How do you scale SDR output without hiring more reps?

You replace the five to seven repeatable hours of an SDR's day with software and keep the one to two hours of real conversation human. The repeatable work breaks into ten concrete moves across research, enrichment, sequencing, and copy generation. Run them in order from a single operator OS and most teams hit 1.8x to 2.2x output inside a month without adding a seat.

Can AI SDRs replace human SDRs entirely?

No, and the teams that try usually regret it inside a quarter. AI handles middle mile work like sourcing, enrichment, drafting, and classification well. It does not handle the real discovery call, the objection that needs a human read, or the relationship that closes the deal. The right model is a hybrid: agents draft and route, humans send and talk.

How much does an AI SDR stack cost versus hiring an SDR?

Hiring a single SDR runs around $98,500 a year fully loaded. A working AI stack sits at $47 a month for Instantly Growth, $5 per linked account for Unipile, plus credit based data spend that scales with actual volume. Even at heavy use, most operators stay well under $1,000 a month for the same output that needed multiple reps before.

How fast can you stand up an AI SDR stack?

Most operators can have the data layer, the send layer, the copy layer, and a review cadence live inside three to four weeks. The reason it goes faster than hiring is that the stack composes from APIs and markdown configuration, not from a job description, a hiring loop, and a three month ramp.

What should you look for in an AI SDR stack?

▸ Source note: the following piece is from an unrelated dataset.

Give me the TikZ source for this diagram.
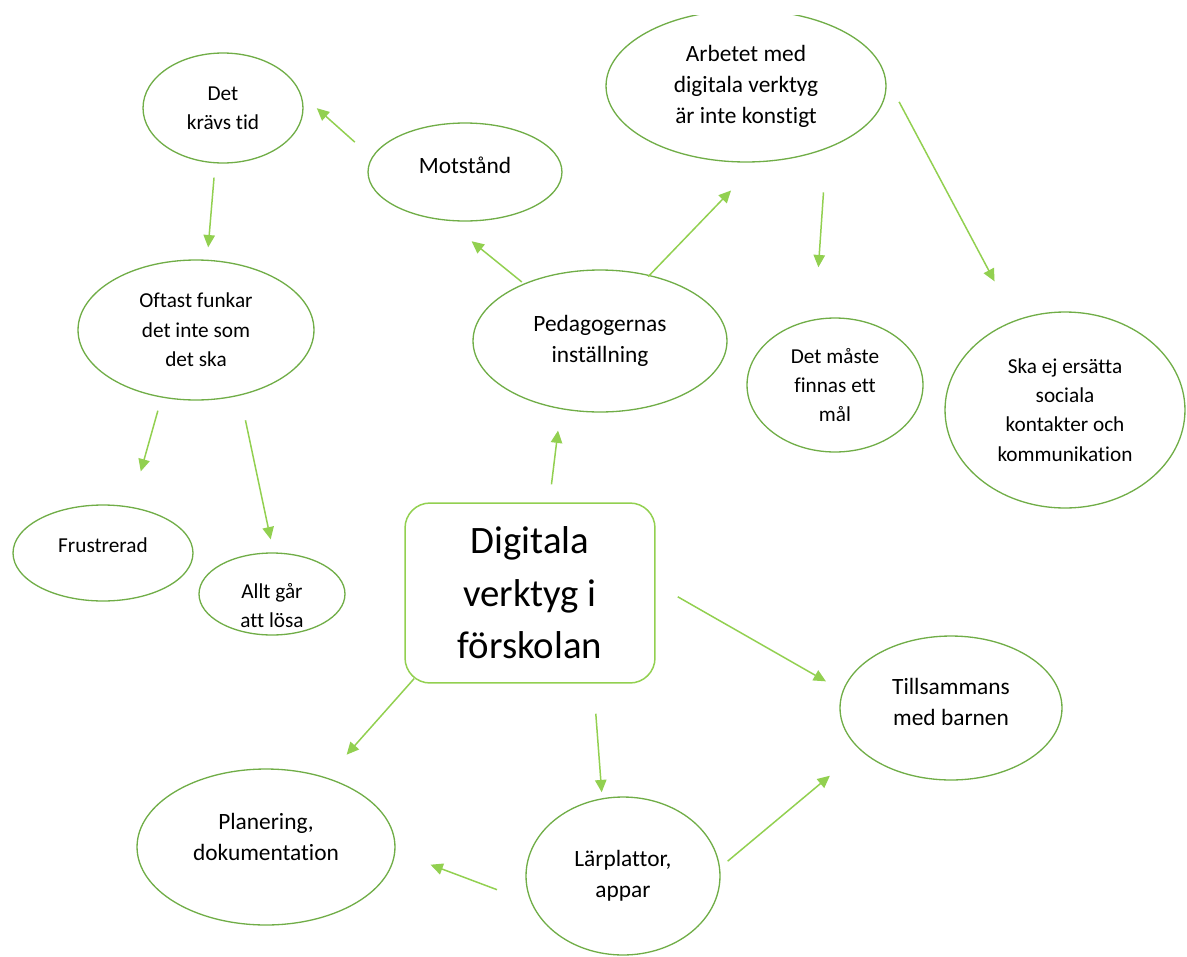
\documentclass[tikz,border=0pt]{standalone}
\usepackage{fontspec}
\setmainfont{Carlito}[Ligatures=NoCommon]
\usetikzlibrary{arrows.meta,shapes.geometric}
\definecolor{ellgreen}{RGB}{112,173,71}
\definecolor{arrgreen}{RGB}{146,208,80}
\tikzset{
  bub/.style={ellipse,draw=ellgreen,line width=.75pt,align=center,inner sep=0pt,
    font=\fontsize{12.1}{16.7}\selectfont},
  bigbub/.style={bub,font=\fontsize{13.3}{17.6}\selectfont},
  arr/.style={draw=arrgreen,line width=.85pt,-{Triangle[length=7pt,width=6.5pt]}}
}

\begin{document}
\begin{tikzpicture}[x=.02cm,y=-.02cm]
        \useasboundingbox (0,0) rectangle (1187,957);
        \clip (0,15) rectangle (1187,957);
        % centre box
        \node[draw=arrgreen,line width=.85pt,rounded corners=.5cm,minimum width=5cm,minimum height=3.6cm,
          align=center,font=\fontsize{22.1}{29.8}\selectfont] (core) at (530,593) {Digitala\\verktyg i\\förskolan};
        % bubbles
        \node[bub,minimum width=3.2cm,minimum height=2.2cm] (krav) at (223,108) {Det\\krävs tid};
        \node[bigbub,minimum width=3.88cm,minimum height=1.96cm,text depth=8pt] (mot) at (465,172) {Motstånd};
        \node[bigbub,minimum width=5.6cm,minimum height=3.04cm] (arb) at (746,86) {Arbetet med\\digitala verktyg\\är inte konstigt};
        \node[bub,minimum width=4.72cm,minimum height=2.8cm] (oft) at (196,330) {Oftast funkar\\det inte som\\det ska};
        \node[bigbub,minimum width=5.08cm,minimum height=2.84cm] (ped) at (600,341) {Pedagogernas\\inställning};
        \node[bub,minimum width=3.52cm,minimum height=2.68cm] (maste) at (835,385) {Det måste\\finnas ett\\mål};
        \node[bub,minimum width=4.8cm,minimum height=3.92cm] (ska) at (1065,410) {Ska ej ersätta\\sociala\\kontakter och\\kommunikation};
        \node[bub,minimum width=3.6cm,minimum height=1.92cm,text depth=9pt] (frus) at (103,553) {Frustrerad};
        \node[bub,minimum width=2.92cm,minimum height=1.64cm,inner ysep=-10pt] (allt) at (272,594) {\rule{0pt}{22pt}Allt går\\att lösa};
        \node[bigbub,minimum width=4.44cm,minimum height=2.88cm,text depth=6.8pt] (till) at (951,708) {Tillsammans\\med barnen};
        \node[bigbub,minimum width=5.16cm,minimum height=3.12cm,text depth=11.4pt] (plan) at (266,847) {Planering,\\dokumentation};
        \node[bigbub,minimum width=3.88cm,minimum height=3.16cm] (lar) at (623,876) {Lärplattor,\\appar};
        % arrows
        \draw[arr,shorten <=.454cm,shorten >=.42cm] (mot.171.6) -- (krav.10.3);
        \draw[arr,shorten <=.286cm,shorten >=.248cm] (krav.-98) -- (oft.81);
        \draw[arr,shorten <=.05cm,shorten >=.652cm] (ped.143.8) -- (mot.-111.5);
        \draw[arr,shorten <=-.044cm,shorten >=.78cm] (ped.53.5) -- (arb.-81.8);
        \draw[arr,shorten <=.874cm,shorten >=1.04cm] (arb.-38) -- (maste.107.4);
        \draw[arr,shorten <=.58cm,shorten >=.88cm] (arb.4.8) -- (ska.119.4);
        \draw[arr,shorten <=.272cm,shorten >=.734cm] (oft.-117) -- (frus.59.7);
        \draw[arr,shorten <=.506cm,shorten >=.266cm] (oft.-56.9) -- (allt.88.9);
        \draw[arr,shorten <=.362cm,shorten >=.432cm] (core.78.3) -- (ped.-120.2);
        \draw[arr,shorten <=.508cm,shorten >=.382cm] (core.4) -- (till.171.9);
        \draw[arr,shorten <=-.136cm,shorten >=.608cm] (core.-143) -- (plan.49.9);
        \draw[arr,shorten <=.602cm,shorten >=.12cm] (core.-55.7) -- (lar.105.6);
        \draw[arr,shorten <=.724cm,shorten >=.75cm] (lar.-164.7) -- (plan.-2.4);
        \draw[arr,shorten <=.198cm,shorten >=.792cm] (lar.5.2) -- (till.-155.3);
\end{tikzpicture}
\end{document}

Look for three properties. First, every prompt and every workflow lives in a file you can read and edit, not in a vendor's hidden UI. Second, the stack talks to your data providers through real APIs, not screen scrapes. Third, every run records what happened so the next run is smarter. The AI SDR tools landscape breaks the four categories down in depth so you can avoid stacking two tools in the same lane.